The Ninth Commandment doesn’t just expose the Jews who tried Jesus. It exposes you. It reveals whether your tongue is tethered to heaven or still forked like hell. You didn’t need to testify before the Sanhedrin to be guilty of false witness. You’ve done it in the boardroom and the breakroom, at the dinner table and behind closed doors, in text messages and online forums. Jesus died for those lies.
He died for the one you told your spouse.
He died for the fudged number you gave your boss.
He died for the lie you told the stranger because you didn’t want to help him.
He died for the social media performance, for the polished image propped up by quiet deception.

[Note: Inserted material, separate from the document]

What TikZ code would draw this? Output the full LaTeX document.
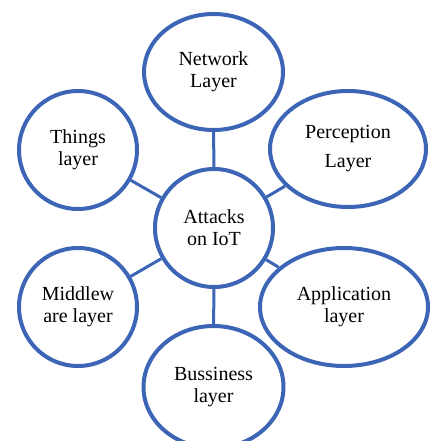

He died for every self-exalting twist of the tongue, every slander cloaked in sanctity, every holy-sounding fraud.
You didn’t have to be physically present at Golgotha. The crucifixion of Christ is not merely a historical event; it is a theological reality that implicates every sinner. The old Negro spiritual asks, “Were you there when they crucified my Lord?” And the only honest answer is yes. I was there. I was the lie in Peter’s mouth, the betrayal in Judas’ kiss, the false witness in the Sanhedrin’s court. I was the mockery in the crowd, the hammer, the whip, the spit, and the sneer.
And if that doesn’t make you tremble… what will?
The courtroom still stands. The Ninth Commandment has not been retired. It is not a museum piece. It is a mirror that reveals the soul. And unless Christ had risen, unless He had stood in your place, unless He had bled for your transgressions and now intercedes for you—then the verdict would be final. No appeal. No escape. The righteous Judge has seen it all. He doesn’t need a high-powered attorney to trap you in contradiction. He was there. He heard it. He witnessed it. And the case against you is airtight.
There are only two possible outcomes in heaven’s courtroom: either the charges against you stand open, awaiting your eternal execution, or they are closed—stamped, sealed, and satisfied by the blood of Christ. There is only one plea that can silence the judgment: “Paid in full.” And that seal is not inked with your good intentions but with the crimson stream of the Lamb who took your place.
So if you are reading this and do not know Christ—repent. Do not delay. The evidence is already compiled. The witnesses are in place. Your words will be used against you unless they are covered by the mercy of God. But if you turn to Christ, if you call upon His name, if you place your trust in the One who was crucified by lies so that your lies could be forgiven, you will be saved. And if not, then the firing squad of heaven will mow you down justly. The Truth Himself will rise to condemn you.
But if you belong to Christ, if your name is written in the Book of Life, then let this be a call to vigilance. Do not play with the sin that pierced your Savior. Do not trifle with deceit. Do not rationalize exaggerations or sanctify slander. Do not treat false witness like a minor infraction when it was the very poison that sent Jesus to the grave.
As Charles Spurgeon once said, “If Christ has died for me, I cannot trifle with the evil that killed my best Friend.” Let that sentence settle in your heart. Let it restrain your lips with holy reverence. Let it bind your conscience to truth like a chain of gold. And let it drive you to confession, not with shame alone, but with joy—because the One you crucified has risen. The One you slandered has forgiven. And the One your lies condemned has now declared you righteous in Himself.